La semana pasada fui a conocer a Manuel, un
abogado de 38 años que me hizo reír desde el primer mensaje que me envió. Nos
vimos en la Plaza de Bolívar después de que salí de la librería del FCE y
caminamos hasta el café ese famoso del tipo francés, tan popular ahora, y que
se ha convertido en el lugar cool del centro para ir a pasar el rato.
Conversamos hasta que caímos en cuenta de que
habíamos estudiado juntos al mismo tiempo en la misma universidad y que
teníamos un abanico de gente en común de esa época: amigos de nuestras carreras
y de ciencia política, y antropología y filosofía, jóvenes gais –para ese
momento— de los grupos de la universidad, profesores y maestros en común. Eso
hacía parecer que ese encuentro, agendado a través de redes en el internet,
pareciera más un reencuentro de dos viejos compañeros de academia.
Nos sentamos a charlar y nos tomamos unas
cervezas –yo sin alcohol y el con alcohol— y pasamos revista de un montón de
gente que no vemos desde el 2005. Nos imaginamos cuántas veces debimos habernos
saludado y debimos haber conversado sin que eso quedara registrado en nuestra
memoria. En esa época yo era un estudiante de artes corriendo a cada minuto que
tenía libre para estrellarme de frente con el desamor y que andaba con una
grabadora de mano para registrar las voces de todos mis amigos mientras leían
textos de García Lorca, y él, pues no recuerdo cómo era él en esa época.
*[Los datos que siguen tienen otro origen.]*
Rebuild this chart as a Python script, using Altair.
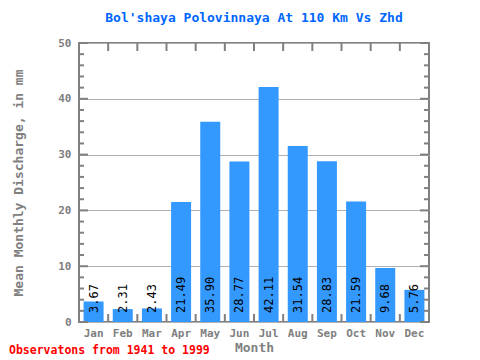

Seguramente no ha cambiado mucho: podría ser que
fuera un poco más fornido, ahora es acuerpado aunque bajito; tal vez era más
delgado; quizá tenía un poco más de pelo, aunque no es calvo; me suena a que no
debe haber cambiado mucho de forma de vestir y seguro utilizaba las mismas
camisas y sacos que lleva ahora o tal vez sería un ferviente seguidor del heavy
metal que se vestía con camisetas negras y jeans rotos. No lo
sé. Sin embargo no creo que su rostro haya cambiado mucho, tendría
la misma nariz perfectamente recta y delgada, la piel blanca clara llena de
pecas delicadas simétricamente esparcidas entre la nariz y los cachetes, los
mismos ojos dulces color miel oscuro –“o cafés cuando estoy triste”, como diría
Manuel— con esa mirada tierna y juguetona que esconden, la misma sonrisa y los
labios delgados y esa actitud de abogado acostumbrado a convencer. Tal vez
era así, pero si lo conocí no lo recuerdo, como no recuerdo tantas otras cosas
de esa época.
De esa noche que nos conocimos –o que lo volví a
ver, si así se puede decir y que terminó con un abrazo tímido en una estación
de Transmilenio— me quedó su olor a sudor dulce y la imagen de sus manos
pequeñas, la inquietud de su voz y de su risa y ese vacío en el tiempo de saber
que lo olvidé o que tal vez nunca lo conocí.